Nature is never more marvelous that when it changes the hue out the window.
That “yellowishness” of the snow and sky, as you probably have heard by now, is all Texas’ fault. It’s their dust, picked up by the wind and scattered to flyover country. And now it belongs to us.
It's time to cue up "Dust in the Wind"🎵 Strong winds lofted dust into the air over New Mexico and Texas yesterday. The longest arrow in this #GOESEast loop points to White Sands National Monument, which was one of the dust sources. More imagery: https://t.co/DmFcq9LqF6 pic.twitter.com/S4hNKJ6Gfb
— NOAA Satellites (@NOAASatellites) April 11, 2019
This is all nature’s way of reminding us that borders don’t count and we’re not as far away from one another as we think we are. Time, distance, and all that.
The sands from the Sahara end up across an ocean to South America. Oil-tinged birds end up in Pelican Rapids after a Gulf oil spill. The smoke from wildfires from the Pacific Northwest enters our lungs and clouds our view in Minnesota. The moisture that we’re shoveling comes courtesy of the Gulf of Mexico. So why not a little dirt as a chaser?

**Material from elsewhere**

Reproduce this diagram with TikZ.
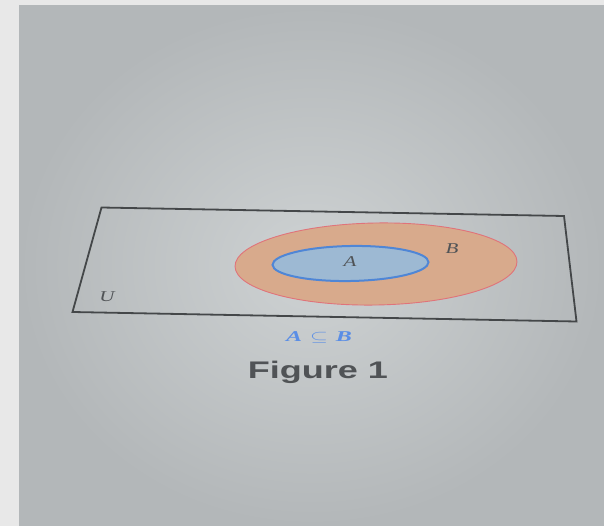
\documentclass[tikz,border=0pt]{standalone}
\usepackage{fontspec}
\setmainfont{Liberation Serif}
\newfontfamily\figfont{Liberation Sans}
\usetikzlibrary{shapes.geometric}
\definecolor{strip}{HTML}{E8E8E8}
\definecolor{pagein}{HTML}{CED2D3}
\definecolor{pageout}{HTML}{B3B7B9}
\definecolor{bfill}{HTML}{D8AA8C}
\definecolor{bline}{HTML}{E0737A}
\definecolor{afill}{HTML}{9DB9D3}
\definecolor{aline}{HTML}{4F86D6}
\definecolor{ink}{HTML}{505356}
\definecolor{capblue}{HTML}{5A8EE6}
\tikzset{
  setlabel/.style={font=\itshape\fontsize{15}{15}\selectfont, text=ink, inner sep=0pt, xscale=1.4},
  universe/.style={draw=ink!85!black, line width=1.8pt, line join=miter},
}
\begin{document}
\begin{tikzpicture}[x=1pt,y=-1pt]
\useasboundingbox (0,0) rectangle (604,526);
% photo background
\fill[strip] (0,0) rectangle (604,526);
\shade[inner color=pagein, outer color=pageout] (19,6) rectangle (604,526);
% universe (perspective rectangle)
\coordinate (tl) at (101.5,207.5);
\coordinate (tr) at (564,216);
\coordinate (br) at (576.5,321.5);
\coordinate (bl) at (72.5,312);
\draw[universe] (tl) -- (tr) -- (br) -- (bl) -- cycle;
% sets
\node (B) [ellipse, fill=bfill, draw=bline, line width=0.9pt, minimum width=282pt, minimum height=82pt, inner sep=0pt, rotate=1] at (376,264) {};
\node (A) [ellipse, fill=afill, draw=aline, line width=2pt, minimum width=156pt, minimum height=35pt, inner sep=0pt, rotate=1] at (350.5,263.5) {};
\node (lA) [setlabel] at (350,262) {A};
\node (lB) [setlabel] at (452,249) {B};
\node (lU) [setlabel] at (107,297) {U};
% caption
\node (cap) [text=capblue, inner sep=0pt, xscale=1.6, font=\fontsize{15}{15}\selectfont] at (319,338) {\bfseries\itshape A\,\,$\subseteq$\,\,B};
\node (fig) [text=ink, inner sep=0pt, xscale=1.5, font=\figfont\bfseries\fontsize{24}{24}\selectfont] at (318,372) {Figure 1};
\end{tikzpicture}
\end{document}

Blame Texas for our yellow snow – dust lofted high into the atmosphere and pushed north by jet stream winds.
It isn't often we see (yellow) snow, sleet, hail, thunder, lightning, river flooding, and drifting on the same day. Major league weather.
— Paul Douglas (@pdouglasweather) April 11, 2019
This is the meteorological and atmospheric equivalent of the famous earthrise picture which galvanized the environmental movement to remind us that no part of Earth is free from the effects of what happens on another part of Earth.
Nature, when it’s not trying to kill us, is pretty sweet as it constantly challenges us to see our planet and ourselves from a different perspective.